Zulehner wies darauf hin, dass die Vertriebenen schwer traumatisiert seien. Ihnen dabei zu helfen, Fuß zu fassen, wäre „eines Europas wert. Dazu braucht es eine ganz konkrete und überschaubare Politik, damit die Menschen sehen: ‚Wir schaffen das.‘“ Zulehner verwies auf die Worte von Flüchtlingskoordinator Christian Konrad, der unlängst wieder gesagt habe, dass Österreich stark genug sei, dieses Problem Schritt für Schritt zu meistern. „Das ist, glaube ich, eine gute Politik.“

Herkunftsländer wieder aufbauen

Die Zielländer der Flüchtlinge hätten aber auch das Recht, zu wissen, wer kommt. Es brauche kontrollierte Verfahren zur Identifizierung jener, die tatsächlich Kriegsflüchtlinge seien. Alle anderen sollten in ihr eigenes Land zurückgehen „und es mit unserer Hilfe aufbauen“.

Die Podiumsdiskussion fand im Rahmen der Veranstaltungsreihe „Kirche - Idee und Wirklichkeit“ statt. „Die Kirche befindet sich im Umbruch, die Kirche wird neu“, sagte der Theologe Hubert Philipp Weber, Sekretär des Wiener Erzbischofs Kardinal Christoph Schönborn. Die derzeit kommenden Flüchtlinge zeigten Wesentliches auf: „Die Flüchtlinge die kommen, sind Christus im Armen. Das zeigt den Gemeinden, was jetzt zu tun ist.“ Die Migration werde die Gesellschaft verändern. Muslime, aber auch Christen anderer Konfessionen würden immer mehr.
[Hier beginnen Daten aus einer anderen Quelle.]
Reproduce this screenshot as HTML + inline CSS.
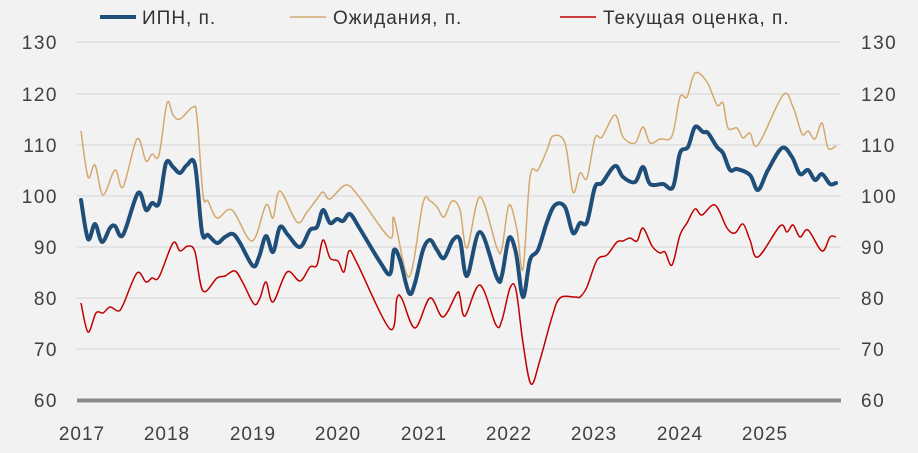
<!DOCTYPE html>
<html><head><meta charset="utf-8"><style>
html,body{margin:0;padding:0;background:#f2f2f2;}
svg{display:block;font-family:"Liberation Sans",sans-serif;}
</style></head><body>
<svg id="s" width="918" height="453" viewBox="0 0 918 453">
<rect width="918" height="453" fill="#f2f2f2"/>
<g stroke="#e3e3e3" stroke-width="2">
<line x1="77" x2="841" y1="42" y2="42"/><line x1="77" x2="841" y1="94" y2="94"/>
<line x1="77" x2="841" y1="145" y2="145"/><line x1="77" x2="841" y1="196" y2="196"/>
<line x1="77" x2="841" y1="247" y2="247"/><line x1="77" x2="841" y1="298" y2="298"/>
<line x1="77" x2="841" y1="349" y2="349"/>
</g>
<line x1="77" x2="841" y1="400.5" y2="400.5" stroke="#8c8c8c" stroke-width="4"/>
<g fill="#404040" font-size="19" text-anchor="end" letter-spacing="1.5">
<text x="58" y="49">130</text><text x="58" y="101">120</text><text x="58" y="152">110</text>
<text x="58" y="203">100</text><text x="58" y="254">90</text><text x="58" y="305">80</text>
<text x="58" y="356">70</text><text x="58" y="407">60</text>
</g>
<g fill="#404040" font-size="19" text-anchor="start" letter-spacing="1.5">
<text x="861" y="49">130</text><text x="861" y="101">120</text><text x="861" y="152">110</text>
<text x="861" y="203">100</text><text x="861" y="254">90</text><text x="861" y="305">80</text>
<text x="861" y="356">70</text><text x="861" y="407">60</text>
</g>
<g fill="#404040" font-size="19" text-anchor="middle" letter-spacing="1">
<text x="82" y="440">2017</text><text x="167" y="440">2018</text><text x="253" y="440">2019</text>
<text x="338" y="440">2020</text><text x="424" y="440">2021</text><text x="509" y="440">2022</text>
<text x="594" y="440">2023</text><text x="680" y="440">2024</text><text x="765" y="440">2025</text>
</g>
<g font-size="19" fill="#333" letter-spacing="1">
<line x1="100" x2="136" y1="17" y2="17" stroke="#1f4e79" stroke-width="4"/>
<text x="142" y="24">ИПН, п.</text>
<line x1="290" x2="326" y1="17" y2="17" stroke="#d4a86e" stroke-width="1.5"/>
<text x="333" y="24">Ожидания, п.</text>
<line x1="560" x2="596" y1="17" y2="17" stroke="#c00000" stroke-width="1.5"/>
<text x="603" y="24">Текущая оценка, п.</text>
</g>
<path id="tan" fill="none" stroke="#d4a86e" stroke-width="1.5"/>
<path id="red" fill="none" stroke="#c00000" stroke-width="1.5"/>
<path id="blue" fill="none" stroke="#1f4e79" stroke-width="4" stroke-linejoin="round" stroke-linecap="round"/>
</svg>
<script>
function cr(p){var d="M"+p[0][0]+","+p[0][1];for(var i=0;i<p.length-1;i++){var a=p[i-1]||p[i],b=p[i],c=p[i+1],e=p[i+2]||c;
d+=" C"+(b[0]+(c[0]-a[0])/6).toFixed(1)+","+(b[1]+(c[1]-a[1])/6).toFixed(1)+" "+(c[0]-(e[0]-b[0])/6).toFixed(1)+","+(c[1]-(e[1]-b[1])/6).toFixed(1)+" "+c[0]+","+c[1];}return d;}
var blue=[[81,200],[88,239],[95,224],[102,242],[110,228],[115,226],[123,235],[138,193],[146,210],[152,203],[159,203],[166,163],[173,167],[180,173],[187,165],[195,165],[202,232],[208,235],[217,243],[225,237],[233,234],[240,243],[253,266],[259,257],[266,236],[273,252],[280,227],[288,235],[300,247],[310,230],[317,227],[323,210],[330,223],[337,219],[343,221],[350,214],[360,229],[380,262],[390,274],[394,250],[400,260],[409,293],[415,283],[423,250],[430,240],[437,250],[444,258],[453,240],[460,240],[467,276],[480,232],[497,278],[502,275],[509,238],[516,253],[523,297],[530,260],[538,250],[547,222],[555,205],[565,207],[573,233],[580,223],[587,222],[595,187],[602,183],[615,166],[623,177],[635,182],[643,167],[650,184],[663,184],[673,187],[680,153],[688,147],[695,127],[703,132],[708,133],[717,147],[723,153],[730,170],[737,169],[750,175],[758,190],[768,170],[782,148],[792,157],[800,174],[808,170],[815,180],[822,174],[830,184],[836,183]];
var tan=[[81,131],[88,177],[95,165],[103,195],[115,170],[123,187],[137,139],[146,161],[152,154],[159,155],[167,103],[173,115],[180,119],[193,107],[197,117],[203,195],[208,201],[217,218],[232,210],[252,241],[266,205],[273,218],[280,191],[297,222],[307,212],[317,199],[323,192],[330,199],[346,185],[360,198],[390,238],[394,218],[409,277],[423,203],[430,201],[437,207],[444,217],[452,201],[460,210],[467,248],[480,197],[497,248],[502,248],[509,205],[517,230],[523,269],[530,177],[538,170],[547,150],[553,136],[565,143],[573,192],[580,173],[587,178],[595,138],[602,137],[615,115],[623,137],[635,143],[643,127],[650,143],[660,139],[672,136],[680,97],[687,97],[695,73],[707,82],[717,105],[723,103],[728,128],[737,128],[743,138],[750,133],[758,145],[783,95],[793,107],[802,134],[808,131],[815,139],[822,123],[828,148],[836,146]];
var red=[[81,303],[88,332],[96,313],[103,313],[110,307],[118,311],[123,305],[137,273],[146,282],[152,278],[159,277],[173,243],[180,251],[188,246],[195,252],[203,291],[217,278],[225,276],[235,271],[243,283],[254,304],[260,298],[266,282],[273,302],[287,272],[300,281],[310,267],[317,265],[323,240],[330,258],[338,261],[344,272],[349,251],[357,263],[390,329],[397,298],[402,299],[415,328],[430,298],[443,317],[457,293],[460,297],[465,316],[480,285],[496,325],[502,320],[510,288],[516,290],[523,343],[531,384],[540,360],[552,317],[560,298],[575,297],[580,297],[587,287],[597,260],[607,255],[617,242],[623,241],[630,238],[637,241],[643,228],[652,246],[660,253],[665,252],[672,265],[680,235],[687,223],[695,209],[702,215],[715,205],[727,228],[735,233],[743,224],[750,240],[758,257],[780,226],[787,232],[793,225],[800,237],[808,230],[822,251],[830,237],[836,237]];
document.getElementById("blue").setAttribute("d",cr(blue));
document.getElementById("tan").setAttribute("d",cr(tan));
document.getElementById("red").setAttribute("d",cr(red));
</script>
</body></html>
Das stelle auch die Ökumene vor neue Herausforderungen, so Weber.

Der Ehrenpräsident der Eugen-Biser-Stiftung, Richard Heinzmann, sagte, Christentum realisiere sich nicht aus „Sätzen, die man glaubt, sondern in der Wirklichkeit in der man handelt, nämlich aus christlicher Nächstenliebe hier in dieser Welt“.